I was attending West Coast Weekend, a live public radio show in San Francisco, and submitting occasional stories as "The Lone Liberal". They held an essay contest on "What The First Amendment Means to Me" at about the same time, San Francisco Mayor Frank Jordan, an ex-San Francisco Police Chief, confiscated all copies of San Francisco Bay Guardian issue whose cover story was an exposť about the San Francisco Police Department. My essay was written in the style of Mad Magazine's recurring series "What They Say vs. What They Mean". When the judging was announced, I learned that my essay won. The show host was asking "The Lone Liberal" to come up and read the winning essay. I was sitting in my seat and my wife was poking me in the ribs telling me to go up on stage. As the host started to read my essay himself, I stood up, came out of the closet, went on stage and read my winning essay.
I continue to be "The Lone Liberal" to this day, although I am more open about it. If you read my doctrine (above), and you've lived through the last twenty years or studied American history in school, you may understand why I don't consider myself a Democrat.
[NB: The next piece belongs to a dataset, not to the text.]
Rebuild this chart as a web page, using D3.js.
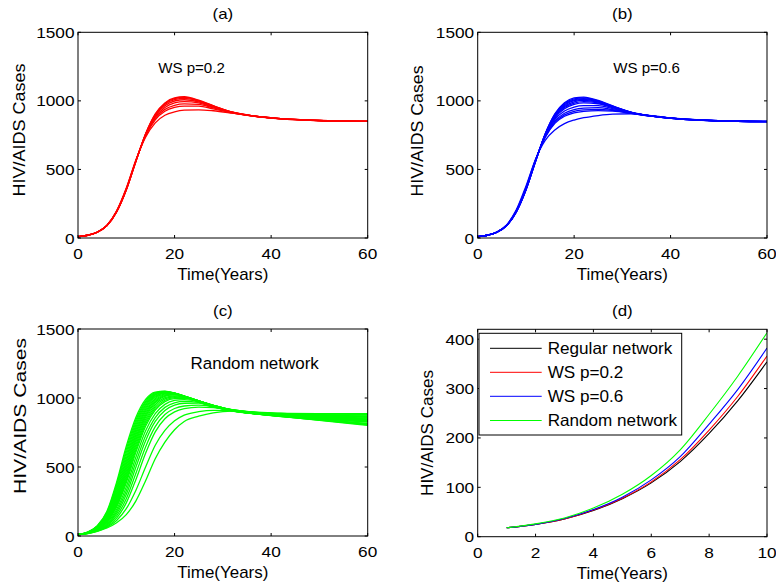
<!DOCTYPE html>
<html>
<head>
<meta charset="utf-8">
<script src="https://cdnjs.cloudflare.com/ajax/libs/d3/7.8.5/d3.min.js"></script>
<style>
  html, body { margin: 0; padding: 0; background: #fff; }
  svg { display: block; }
  text { font-family: "Liberation Sans", Arial, Helvetica, sans-serif; fill: #000; }
</style>
</head>
<body>
<svg id="chart" width="776" height="587"></svg>
<script>
// ---------- data ----------
const timesABC = [0, 2, 4, 6, 8, 10, 12, 14, 16, 18, 20, 22, 25, 28, 32, 36, 42, 50, 60];

const wsP02Runs = [
  [10, 20, 42, 90, 190, 350, 560, 760, 905, 985, 1022, 1030, 1005, 965, 918, 892, 870, 857, 852],
  [10, 20, 42, 90, 190, 351, 560, 758, 900, 980, 1016, 1025, 1002, 963, 918, 892, 870, 857, 852],
  [10, 20, 42, 90, 191, 352, 561, 757, 897, 974, 1009, 1018, 998, 961, 917, 892, 870, 857, 851],
  [10, 20, 42, 91, 192, 354, 562, 755, 890, 964, 999, 1008, 993, 958, 916, 891, 870, 857, 851],
  [10, 20, 42, 91, 193, 355, 563, 752, 882, 952, 985, 995, 985, 954, 915, 891, 870, 857, 851],
  [10, 20, 43, 92, 194, 357, 564, 748, 872, 938, 968, 978, 974, 949, 913, 891, 869, 856, 850],
  [10, 20, 43, 92, 195, 359, 566, 744, 862, 924, 952, 962, 962, 942, 912, 890, 869, 856, 850],
  [10, 20, 43, 93, 198, 364, 570, 735, 840, 895, 920, 932, 935, 928, 910, 890, 869, 856, 850]
];

const wsP06Runs = [
  [10, 20, 42, 90, 188, 348, 558, 760, 906, 986, 1022, 1028, 1003, 963, 916, 890, 868, 855, 850],
  [10, 20, 42, 90, 189, 349, 559, 759, 902, 980, 1015, 1022, 1000, 961, 915, 890, 868, 855, 850],
  [10, 20, 42, 90, 190, 351, 560, 757, 897, 973, 1008, 1016, 997, 959, 915, 890, 868, 855, 850],
  [10, 20, 42, 91, 191, 352, 561, 755, 892, 966, 1001, 1010, 994, 958, 914, 890, 868, 855, 850],
  [10, 20, 42, 91, 192, 354, 562, 753, 887, 959, 993, 1003, 990, 956, 914, 890, 868, 855, 849],
  [10, 20, 42, 91, 193, 355, 563, 751, 881, 951, 984, 995, 985, 953, 913, 890, 868, 855, 849],
  [10, 20, 43, 92, 194, 357, 564, 749, 875, 942, 974, 985, 979, 950, 912, 889, 868, 855, 849],
  [10, 20, 43, 92, 196, 360, 566, 745, 864, 926, 955, 965, 965, 943, 911, 889, 867, 854, 849],
  [10, 20, 43, 93, 197, 362, 568, 740, 852, 910, 937, 947, 950, 936, 910, 889, 867, 854, 848],
  [10, 20, 43, 93, 198, 364, 570, 736, 843, 898, 924, 934, 938, 930, 909, 889, 867, 854, 848],
  [10, 20, 43, 93, 199, 366, 571, 733, 836, 888, 913, 924, 929, 925, 908, 888, 867, 854, 848],
  [10, 20, 44, 96, 205, 378, 575, 712, 788, 834, 860, 877, 893, 903, 906, 892, 870, 856, 850]
];

const randomRuns = [
  [10, 28, 75, 180, 390, 650, 860, 990, 1043, 1050, 1035, 1010, 970, 935, 905, 887, 866, 838, 802],
  [10, 28, 72, 173, 374, 628, 842, 978, 1038, 1048, 1035, 1011, 972, 937, 906, 888, 867, 840, 805],
  [10, 27, 70, 166, 358, 606, 824, 966, 1032, 1046, 1035, 1012, 973, 938, 906, 888, 867, 842, 808],
  [10, 26, 67, 159, 342, 584, 806, 954, 1026, 1044, 1035, 1013, 975, 940, 907, 889, 868, 844, 812],
  [10, 26, 65, 152, 326, 562, 788, 942, 1021, 1042, 1035, 1014, 976, 941, 907, 889, 869, 846, 815],
  [10, 25, 62, 146, 312, 542, 770, 929, 1013, 1038, 1034, 1014, 977, 942, 908, 889, 870, 849, 825],
  [10, 25, 60, 140, 298, 522, 752, 916, 1005, 1034, 1032, 1014, 978, 943, 908, 889, 870, 851, 828],
  [10, 24, 58, 134, 286, 504, 734, 902, 995, 1028, 1030, 1013, 979, 944, 909, 890, 871, 853, 831],
  [10, 24, 56, 129, 274, 486, 716, 888, 985, 1023, 1027, 1012, 979, 944, 909, 890, 871, 854, 833],
  [10, 23, 54, 124, 262, 468, 698, 874, 975, 1018, 1025, 1011, 980, 945, 910, 890, 872, 855, 836],
  [10, 23, 52, 118, 250, 450, 680, 860, 965, 1012, 1022, 1010, 980, 945, 910, 890, 872, 856, 838],
  [10, 22, 50, 114, 240, 434, 662, 844, 952, 1002, 1016, 1007, 980, 946, 911, 891, 873, 858, 841],
  [10, 22, 49, 110, 230, 418, 644, 828, 939, 993, 1009, 1004, 979, 946, 911, 891, 874, 859, 844],
  [10, 21, 47, 106, 220, 402, 626, 812, 926, 984, 1003, 1001, 979, 947, 912, 892, 875, 861, 847],
  [10, 21, 46, 102, 210, 386, 608, 796, 913, 974, 996, 997, 978, 947, 912, 892, 876, 862, 849],
  [10, 21, 44, 95, 192, 356, 572, 762, 886, 954, 982, 988, 975, 947, 913, 894, 878, 866, 854],
  [10, 20, 42, 88, 177, 328, 536, 726, 858, 932, 965, 975, 969, 946, 914, 895, 880, 869, 859],
  [10, 20, 40, 82, 162, 300, 500, 690, 830, 910, 948, 962, 963, 945, 915, 896, 882, 872, 864],
  [10, 19, 38, 76, 146, 270, 455, 645, 792, 880, 924, 942, 948, 937, 914, 897, 884, 875, 870],
  [10, 19, 37, 70, 130, 240, 410, 600, 755, 850, 900, 923, 934, 930, 914, 899, 886, 879, 876],
  [10, 18, 35, 64, 113, 198, 332, 500, 658, 765, 835, 876, 901, 911, 909, 899, 888, 883, 881],
  [10, 18, 34, 58, 96, 155, 255, 400, 560, 680, 770, 830, 868, 893, 905, 899, 890, 887, 886]
];

const timesD = [1, 2, 3, 4, 5, 6, 7, 8, 9, 10];
const regularEarly = [18, 25, 36, 53, 77, 109, 152, 209, 276, 354];
const ws02Early    = [18, 25, 36, 54, 78, 111, 156, 216, 285, 366];
const ws06Early    = [18, 25, 37, 55, 80, 115, 162, 228, 299, 382];
const randomEarly  = [18, 26, 38, 58, 86, 124, 176, 248, 326, 413];

const legendLabels = ["Regular network", "WS p=0.2", "WS p=0.6", "Random network"];
const ticksLong = [0, 20, 40, 60];
const ticksCases = [0, 500, 1000, 1500];
const ticksShort = [0, 2, 4, 6, 8, 10];
const ticksEarly = [0, 100, 200, 300, 400];

// ---------- drawing ----------
const svg = d3.select("#chart");

function txt(g, x, y, s, size, sx, anchor, rot) {
  return g.append("text")
    .attr("transform", `translate(${x},${y})` + (rot ? ` rotate(${rot})` : "") + ` scale(${sx},1)`)
    .attr("text-anchor", anchor || "start")
    .style("font-size", size + "px")
    .text(s);
}

let clipId = 0;
function panel(cfg) {
  const x = d3.scaleLinear().domain(cfg.xDomain).range([cfg.x0, cfg.x1]);
  const y = d3.scaleLinear().domain(cfg.yDomain).range([cfg.yBot, cfg.yTop]);
  const g = svg.append("g");
  const id = "clip" + (clipId++);
  g.append("clipPath").attr("id", id).append("rect")
    .attr("x", cfg.x0).attr("y", cfg.yTop)
    .attr("width", cfg.x1 - cfg.x0).attr("height", cfg.yBot - cfg.yTop);

  const lines = g.append("g").attr("clip-path", `url(#${id})`);
  const line = d3.line().curve(d3.curveMonotoneX);
  cfg.series.forEach(s => {
    line.x((d, i) => x(s.t[i])).y(d => y(d));
    lines.append("path")
      .attr("d", line(s.v))
      .attr("fill", "none")
      .attr("stroke", s.color)
      .attr("stroke-width", s.w || 1);
  });

  g.append("rect")
    .attr("x", cfg.x0).attr("y", cfg.yTop)
    .attr("width", cfg.x1 - cfg.x0).attr("height", cfg.yBot - cfg.yTop)
    .attr("fill", "none").attr("stroke", "#000").attr("stroke-width", 1);

  const tl = 3;
  cfg.xTicks.forEach(t => {
    const px = x(t);
    g.append("line").attr("x1", px).attr("x2", px).attr("y1", cfg.yBot).attr("y2", cfg.yBot - tl).attr("stroke", "#000");
    g.append("line").attr("x1", px).attr("x2", px).attr("y1", cfg.yTop).attr("y2", cfg.yTop + tl).attr("stroke", "#000");
    txt(g, px, cfg.yBot + 21.3, String(t), 15.4, 1.12, "middle");
  });
  cfg.yTicks.forEach(t => {
    const py = y(t);
    g.append("line").attr("x1", cfg.x0).attr("x2", cfg.x0 + tl).attr("y1", py).attr("y2", py).attr("stroke", "#000");
    g.append("line").attr("x1", cfg.x1).attr("x2", cfg.x1 - tl).attr("y1", py).attr("y2", py).attr("stroke", "#000");
    txt(g, cfg.x0 - 3.5, py + 5.5, String(t), 15.4, 1.12, "end");
  });

  const cx = (cfg.x0 + cfg.x1) / 2;
  txt(g, cx, cfg.yTop - 13.3, cfg.title, 15.4, 1.1, "middle");
  txt(g, cx, cfg.yBot + 42, "Time(Years)", 16, 1.06, "middle");
  txt(g, cfg.yLabelX, cfg.yLabelY, "HIV/AIDS Cases", cfg.yLabelSize, cfg.yLabelSx, "middle", -90);

  if (cfg.note) {
    txt(g, x(cfg.note.t), y(cfg.note.v), cfg.note.text, cfg.note.size, cfg.note.sx, "start");
  }
  return { g, x, y };
}

const runSeries = (runs, color) => runs.map(v => ({ t: timesABC, v, color, w: 1.3 }));

panel({
  x0: 78, x1: 367.7, yTop: 32.3, yBot: 238,
  xDomain: [0, 60], yDomain: [0, 1500], xTicks: ticksLong, yTicks: ticksCases,
  series: runSeries(wsP02Runs, "#ff0000"), title: "(a)",
  yLabelX: 25, yLabelY: 130, yLabelSize: 16, yLabelSx: 1.125,
  note: { t: 16.6, v: 1205, text: "WS p=0.2", size: 15.4, sx: 0.98 }
});

panel({
  x0: 477.7, x1: 767, yTop: 32.3, yBot: 238,
  xDomain: [0, 60], yDomain: [0, 1500], xTicks: ticksLong, yTicks: ticksCases,
  series: runSeries(wsP06Runs, "#0000ff"), title: "(b)",
  yLabelX: 423.3, yLabelY: 131, yLabelSize: 16, yLabelSx: 1.11,
  note: { t: 28.1, v: 1200, text: "WS p=0.6", size: 15.4, sx: 0.98 }
});

panel({
  x0: 78, x1: 367.7, yTop: 329, yBot: 536,
  xDomain: [0, 60], yDomain: [0, 1500], xTicks: ticksLong, yTicks: ticksCases,
  series: runSeries(randomRuns, "#00ff00"), title: "(c)",
  yLabelX: 26, yLabelY: 416, yLabelSize: 16.5, yLabelSx: 1.28,
  note: { t: 23.3, v: 1210, text: "Random network", size: 16.5, sx: 1.03 }
});

const dColors = ["#000000", "#ff0000", "#0000ff", "#00ff00"];
const dVals = [regularEarly, ws02Early, ws06Early, randomEarly];
const pd = panel({
  x0: 477.7, x1: 767, yTop: 329.3, yBot: 536.7,
  xDomain: [0, 10], yDomain: [0, 420], xTicks: ticksShort, yTicks: ticksEarly,
  series: dVals.map((v, i) => ({ t: timesD, v, color: dColors[i], w: 1.1 })), title: "(d)",
  yLabelX: 433.3, yLabelY: 433, yLabelSize: 16, yLabelSx: 1.065
});

// legend
const lg = pd.g.append("g");
lg.append("rect").attr("x", 479).attr("y", 333.3).attr("width", 202.7).attr("height", 101.7)
  .attr("fill", "#fff").attr("stroke", "#000").attr("stroke-width", 1);
const rowY = [348.3, 372.3, 396.3, 420.5];
legendLabels.forEach((lab, i) => {
  lg.append("line").attr("x1", 490).attr("x2", 541.7).attr("y1", rowY[i]).attr("y2", rowY[i])
    .attr("stroke", dColors[i]).attr("stroke-width", 1);
  txt(lg, 547.7, rowY[i] + 5.3, lab, 16.3, 1.05, "start");
});
</script>
</body>
</html>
In many ways I am conservative. On Social issues, I may be more of a socialist. I still yearn to return to a (perhaps imagined) time where political debate could be civil, and where people could find common ground, even if they have conflicting views on other issues. I believe in working towards a common good and to not infringe on the exercise of individual rights that do not harm others.
Over the years, I haven't regained much respect for the American electorate. George Bush Sr. became President in 1988. Bill Clinton became President in 1992, only by acting like a Republican. George Bush Jr. was declared President by the Supreme Court of the United States in 2000, and the American electorate finally elected him to the office in 2004.
I don't hate Republican's who truly believe in what their party is doing. They have a right to their opinion and their vote. I have no respect for, and in fact pity, people who vote for Republicans because they don't understand or bother to learn what is really going on. The only group I really hate, are eligible voters who refuse to register to vote or otherwise fail to vote. If you can't bother voting when you have that right, then do not subject me to your complaints about the government or what's happening with our country.